The better question is what the indicator is measuring, how stable the output is, and what would make the marked area lose relevance.
FAQ
What indicator shows support and resistance?
Several indicator types can show support and resistance areas, including pivot points, moving averages, Fibonacci tools, volume profile tools, and auto-drawn zone indicators. They do not measure the same thing, so the output should be interpreted according to the method behind it.
Can a support and resistance indicator replace manual levels?
A support and resistance indicator can make level marking more consistent, but it cannot replace all chart interpretation. Manual levels can include broader structure, recent acceptance, failed breaks, and context that a formula or script may not fully capture.
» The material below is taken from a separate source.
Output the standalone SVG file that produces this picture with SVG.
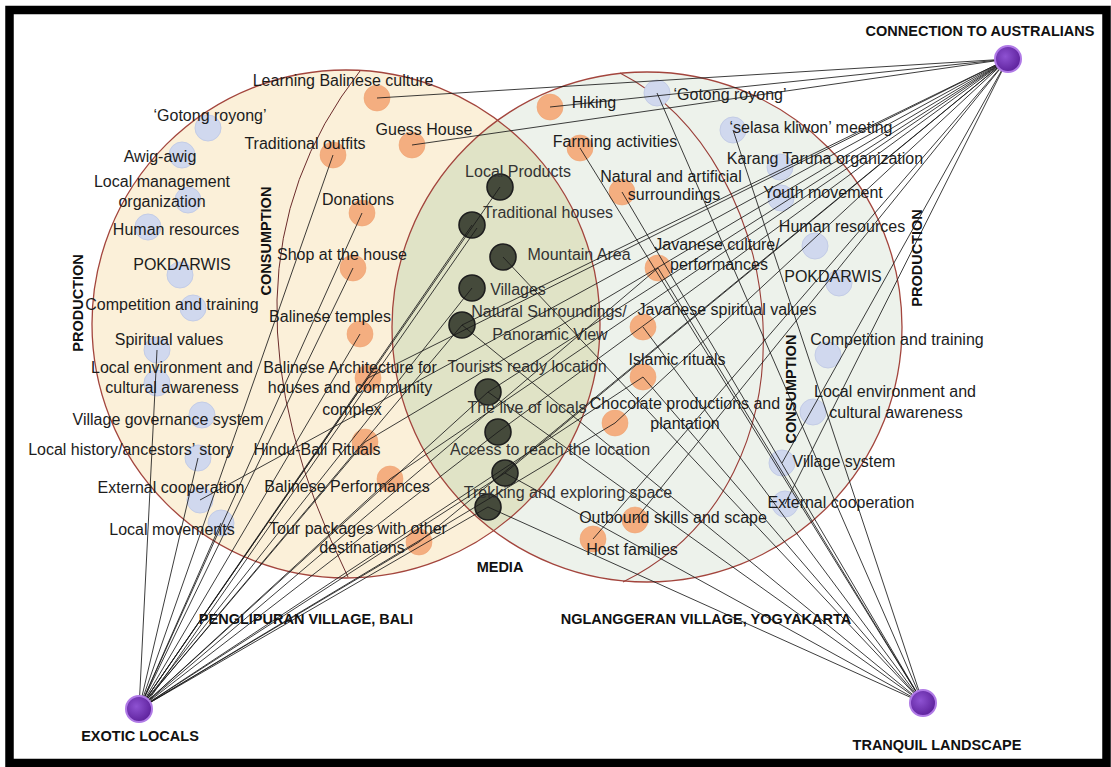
<svg xmlns="http://www.w3.org/2000/svg" width="1111" height="767" viewBox="0 0 1111 767">
<defs>
<style>
.t{font-family:"Liberation Sans",Arial,sans-serif;font-size:16px;fill:#1c1c1c}
.m{text-anchor:middle}
.b{font-weight:bold;font-size:14.5px;fill:#111}
.md{fill:#333}
.blue{fill:#d0d8ee;stroke:#c3cce6;stroke-width:1}
.org{fill:#f4ae80;stroke:#efa372;stroke-width:.6}
.dark{fill:#454a3b;stroke:#1e1e1e;stroke-width:1.6}
.hub{fill:url(#hubg);stroke:#b07ae6;stroke-width:2}
.ln{stroke:#1a1a1a;stroke-width:.85;fill:none}
.edge{fill:none;stroke:#a3453d;stroke-width:1.3}
.divl{fill:none;stroke:#6b2b2b;stroke-width:1}
.divr{fill:none;stroke:#9a3e38;stroke-width:1.1}
</style>
<clipPath id="clipL"><ellipse cx="346" cy="324" rx="254" ry="254"/></clipPath>
<radialGradient id="hubg" cx="0.4" cy="0.4" r="0.65"><stop offset="0" stop-color="#8e52d2"/><stop offset="1" stop-color="#5b1f99"/></radialGradient>
</defs>
<rect width="1111" height="767" fill="#fff"/>
<rect x="9.5" y="10" width="1097" height="753" fill="none" stroke="#000" stroke-width="8.5"/>

<g id="venn">
<ellipse id="bali-area" cx="346" cy="324" rx="254" ry="254" fill="#fbf0d9"/>
<ellipse id="yogya-area" cx="647" cy="327" rx="255" ry="255" fill="#edf2eb"/>
<ellipse id="media-area" cx="647" cy="327" rx="255" ry="255" fill="#e0e3c6" clip-path="url(#clipL)"/>
<ellipse cx="346" cy="324" rx="254" ry="254" class="edge"/>
<ellipse cx="647" cy="327" rx="255" ry="255" class="edge"/>
<path class="divl" d="M360,71 Q200,276 348,577"/>
<path class="divr" d="M620,73 C790,160 830,480 623,582"/>
</g>

<g id="section-labels">
<text class="t b m" transform="translate(83,303) rotate(-90)">PRODUCTION</text>
<text class="t b m" transform="translate(271,241) rotate(-90)">CONSUMPTION</text>
<text class="t b m" transform="translate(922,258) rotate(-90)">PRODUCTION</text>
<text class="t b m" transform="translate(796,389) rotate(-90)">CONSUMPTION</text>
<text class="t b m" x="500" y="572">MEDIA</text>
<text class="t b m" x="306" y="624">PENGLIPURAN VILLAGE, BALI</text>
<text class="t b m" x="706" y="624">NGLANGGERAN VILLAGE, YOGYAKARTA</text>
</g>

<!-- Bali production -->
<g id="gotong-l"><circle class="blue" cx="208" cy="128" r="13"/><text class="t m" x="210" y="121">‘Gotong royong’</text></g>
<g id="awig"><circle class="blue" cx="182" cy="155" r="13"/><text class="t m" x="160" y="162">Awig-awig</text></g>
<g id="local-mgmt"><circle class="blue" cx="188" cy="200" r="13"/><text class="t m" x="162" y="187">Local management</text><text class="t m" x="162" y="207">organization</text></g>
<g id="human-res-l"><circle class="blue" cx="148" cy="227" r="13"/><text class="t m" x="176" y="235">Human resources</text></g>
<g id="pokdarwis-l"><circle class="blue" cx="180" cy="275" r="13"/><text class="t m" x="182" y="270">POKDARWIS</text></g>
<g id="competition-l"><circle class="blue" cx="193" cy="308" r="13"/><text class="t m" x="172" y="310">Competition and training</text></g>
<g id="spiritual"><circle class="blue" cx="157" cy="350" r="13"/><text class="t m" x="169" y="345">Spiritual values</text></g>
<g id="local-env-l"><circle class="blue" cx="157" cy="383" r="13"/><text class="t m" x="172" y="373">Local environment and</text><text class="t m" x="172" y="393">cultural awareness</text></g>
<g id="village-gov"><circle class="blue" cx="202" cy="415" r="13"/><text class="t m" x="168" y="425">Village governance system</text></g>
<g id="local-history"><circle class="blue" cx="198" cy="458" r="13"/><text class="t m" x="131" y="455">Local history/ancestors’ story</text></g>
<g id="ext-coop-l"><circle class="blue" cx="200" cy="500" r="13"/><text class="t m" x="171" y="493">External cooperation</text></g>
<g id="local-mov"><circle class="blue" cx="221" cy="523" r="13"/><text class="t m" x="172" y="535">Local movements</text></g>

<!-- Bali consumption -->
<g id="learning"><circle class="org" cx="377" cy="98" r="13"/><text class="t m" x="343" y="86">Learning Balinese culture</text></g>
<g id="guess-house"><circle class="org" cx="412" cy="145" r="13"/><text class="t m" x="424" y="135">Guess House</text></g>
<g id="trad-outfits"><circle class="org" cx="333" cy="155" r="13"/><text class="t m" x="305" y="149">Traditional outfits</text></g>
<g id="donations"><circle class="org" cx="362" cy="213" r="13"/><text class="t m" x="358" y="205">Donations</text></g>
<g id="shop"><circle class="org" cx="353" cy="268" r="13"/><text class="t m" x="342" y="260">Shop at the house</text></g>
<g id="temples"><circle class="org" cx="360" cy="334" r="13"/><text class="t m" x="330" y="322">Balinese temples</text></g>
<g id="architecture"><circle class="org" cx="368" cy="378" r="13"/><text class="t m" x="350" y="373">Balinese Architecture for</text><text class="t m" x="350" y="393">houses and community</text><text class="t m" x="352" y="415">complex</text></g>
<g id="hindu"><circle class="org" cx="365" cy="442" r="13"/><text class="t m" x="317" y="455">Hindu-Bali Rituals</text></g>
<g id="performances"><circle class="org" cx="390" cy="479" r="13"/><text class="t m" x="347" y="492">Balinese Performances</text></g>
<g id="tour-packages"><circle class="org" cx="419" cy="542" r="13"/><text class="t m" x="358" y="534">Tour packages with other</text><text class="t m" x="362" y="553">destinations</text></g>

<!-- Media -->
<g id="local-products"><circle class="dark" cx="500" cy="187" r="13"/><text class="t m md" x="518" y="177">Local Products</text></g>
<g id="trad-houses"><circle class="dark" cx="472" cy="225" r="13"/><text class="t m md" x="548" y="218">Traditional houses</text></g>
<g id="mountain"><circle class="dark" cx="503" cy="257" r="13"/><text class="t m md" x="579" y="260">Mountain Area</text></g>
<g id="villages"><circle class="dark" cx="472" cy="288" r="13"/><text class="t m md" x="518" y="295">Villages</text></g>
<g id="nat-surr"><circle class="dark" cx="462" cy="325" r="13"/><text class="t m md" x="549" y="317">Natural Surroundings/</text><text class="t m md" x="550" y="340">Panoramic View</text></g>
<g id="tourists"><circle class="dark" cx="488" cy="392" r="13"/><text class="t m md" x="527" y="372">Tourists ready location</text></g>
<g id="live-locals"><circle class="dark" cx="498" cy="432" r="13"/><text class="t m md" x="527" y="413">The live of locals</text></g>
<g id="access"><circle class="dark" cx="505" cy="473" r="13"/><text class="t m md" x="550" y="455">Access to reach the location</text></g>
<g id="trekking"><circle class="dark" cx="488" cy="507" r="13"/><text class="t m md" x="568" y="498">Trekking and exploring space</text></g>

<!-- Yogyakarta consumption -->
<g id="hiking"><circle class="org" cx="550" cy="107" r="13"/><text class="t m" x="594" y="108">Hiking</text></g>
<g id="farming"><circle class="org" cx="580" cy="148" r="13"/><text class="t m" x="615" y="147">Farming activities</text></g>
<g id="nat-art"><circle class="org" cx="622" cy="192" r="13"/><text class="t m" x="671" y="182">Natural and artificial</text><text class="t m" x="674" y="200">surroundings</text></g>
<g id="java-culture"><circle class="org" cx="658" cy="268" r="13"/><text class="t m" x="717" y="250">Javanese culture/</text><text class="t m" x="719" y="270">performances</text></g>
<g id="java-spirit"><circle class="org" cx="643" cy="327" r="13"/><text class="t m" x="727" y="315">Javanese spiritual values</text></g>
<g id="islamic"><circle class="org" cx="643" cy="377" r="13"/><text class="t m" x="677" y="365">Islamic rituals</text></g>
<g id="chocolate"><circle class="org" cx="615" cy="423" r="13"/><text class="t m" x="685" y="409">Chocolate productions and</text><text class="t m" x="685" y="429">plantation</text></g>
<g id="outbound"><circle class="org" cx="635" cy="520" r="13"/><text class="t m" x="673" y="523">Outbound skills and scape</text></g>
<g id="host-families"><circle class="org" cx="593" cy="539" r="13"/><text class="t m" x="632" y="555">Host families</text></g>

<!-- Yogyakarta production -->
<g id="gotong-r"><circle class="blue" cx="657" cy="93" r="13"/><text class="t m" x="730" y="100">‘Gotong royong’</text></g>
<g id="selasa"><circle class="blue" cx="733" cy="130" r="13"/><text class="t m" x="811" y="133">‘selasa kliwon’ meeting</text></g>
<g id="karang"><circle class="blue" cx="780" cy="167" r="13"/><text class="t m" x="825" y="164">Karang Taruna organization</text></g>
<g id="youth"><circle class="blue" cx="781" cy="198" r="13"/><text class="t m" x="823" y="198">Youth movement</text></g>
<g id="human-res-r"><circle class="blue" cx="815" cy="246" r="13"/><text class="t m" x="842" y="232">Human resources</text></g>
<g id="pokdarwis-r"><circle class="blue" cx="839" cy="283" r="13"/><text class="t m" x="833" y="282">POKDARWIS</text></g>
<g id="competition-r"><circle class="blue" cx="828" cy="355" r="13"/><text class="t m" x="897" y="345">Competition and training</text></g>
<g id="local-env-r"><circle class="blue" cx="813" cy="412" r="13"/><text class="t m" x="895" y="397">Local environment and</text><text class="t m" x="896" y="418">cultural awareness</text></g>
<g id="village-sys"><circle class="blue" cx="782" cy="463" r="13"/><text class="t m" x="844" y="467">Village system</text></g>
<g id="ext-coop-r"><circle class="blue" cx="785" cy="504" r="13"/><text class="t m" x="841" y="508">External cooperation</text></g>

<g id="connectors" class="ln">
<!-- Connection to Australians -->
<line x1="1008" y1="59" x2="377" y2="98"/>
<line x1="1008" y1="59" x2="412" y2="145"/>
<line x1="1008" y1="59" x2="550" y2="107"/>
<line x1="1008" y1="59" x2="368" y2="378"/>
<line x1="1008" y1="59" x2="365" y2="442"/>
<line x1="1008" y1="59" x2="390" y2="479"/>
<line x1="1008" y1="59" x2="419" y2="542"/>
<line x1="1008" y1="59" x2="200" y2="500"/>
<line x1="1008" y1="59" x2="488" y2="392"/>
<line x1="1008" y1="59" x2="498" y2="432"/>
<line x1="1008" y1="59" x2="505" y2="473"/>
<line x1="1008" y1="59" x2="462" y2="325"/>
<line x1="1008" y1="59" x2="615" y2="423"/>
<line x1="1008" y1="59" x2="635" y2="520"/>
<line x1="1008" y1="59" x2="593" y2="539"/>
<line x1="1008" y1="59" x2="785" y2="504"/>
<line x1="1008" y1="59" x2="782" y2="463"/>
<!-- Exotic locals -->
<line x1="139" y1="709" x2="157" y2="350"/>
<line x1="139" y1="709" x2="198" y2="458"/>
<line x1="139" y1="709" x2="221" y2="523"/>
<line x1="139" y1="709" x2="333" y2="155"/>
<line x1="139" y1="709" x2="362" y2="213"/>
<line x1="139" y1="709" x2="353" y2="268"/>
<line x1="139" y1="709" x2="360" y2="334"/>
<line x1="139" y1="709" x2="368" y2="378"/>
<line x1="139" y1="709" x2="365" y2="442"/>
<line x1="139" y1="709" x2="390" y2="479"/>
<line x1="139" y1="709" x2="419" y2="542"/>
<line x1="139" y1="709" x2="500" y2="187"/>
<line x1="139" y1="709" x2="472" y2="225"/>
<line x1="141" y1="711" x2="477" y2="228"/>
<line x1="139" y1="709" x2="472" y2="288"/>
<line x1="139" y1="709" x2="462" y2="325"/>
<line x1="139" y1="709" x2="488" y2="392"/>
<line x1="139" y1="709" x2="498" y2="432"/>
<line x1="139" y1="709" x2="505" y2="473"/>
<line x1="139" y1="709" x2="488" y2="507"/>
<line x1="139" y1="709" x2="658" y2="268"/>
<line x1="139" y1="709" x2="643" y2="377"/>
<line x1="139" y1="709" x2="615" y2="423"/>
<!-- Tranquil landscape -->
<line x1="923" y1="703" x2="657" y2="93"/>
<line x1="923" y1="703" x2="733" y2="130"/>
<line x1="923" y1="703" x2="580" y2="148"/>
<line x1="923" y1="703" x2="622" y2="192"/>
<line x1="923" y1="703" x2="658" y2="268"/>
<line x1="923" y1="703" x2="643" y2="327"/>
<line x1="923" y1="703" x2="643" y2="377"/>
<line x1="923" y1="703" x2="503" y2="257"/>
<line x1="923" y1="703" x2="462" y2="325"/>
<line x1="923" y1="703" x2="488" y2="392"/>
<line x1="923" y1="703" x2="505" y2="473"/>
<line x1="923" y1="703" x2="488" y2="507"/>
</g>

<g id="hub-australians"><circle class="hub" cx="1008" cy="59" r="13"/><text class="t b m" x="980" y="36">CONNECTION TO AUSTRALIANS</text></g>
<g id="hub-exotic"><circle class="hub" cx="139" cy="709" r="13"/><text class="t b m" x="140" y="741">EXOTIC LOCALS</text></g>
<g id="hub-tranquil"><circle class="hub" cx="923" cy="703" r="13"/><text class="t b m" x="937" y="750">TRANQUIL LANDSCAPE</text></g>
</svg>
Are support and resistance indicators exact price levels?
Support and resistance indicators are better treated as zones or reference areas. Exact-line readings can become misleading when spreads, volatility, liquidity, or repeated tests shift the practical reaction area.
Why do support and resistance indicators give false readings?
False readings can appear when parameters are too sensitive, levels lag current behavior, zones are redrawn, or price accepts through a marked area instead of reacting from it. The indicator marks a condition; later behavior decides whether that condition remains useful.
How to Read Indicator-Generated Levels Safely
A support and resistance indicator is most useful when the marked area is treated as a question: which input created the level, how stable is that input, and what later behavior would weaken the reading? Formula-driven levels, dynamic references, and auto-drawn zones can all organize a chart, but they do not remove the need to judge acceptance, rejection, repeated testing, and redraw behavior.
The practical distinction is simple: the indicator can identify a condition, while the later chart behavior decides whether that condition still deserves attention. That keeps the reading focused on mechanism and limitation rather than treating a plotted line as a finished conclusion.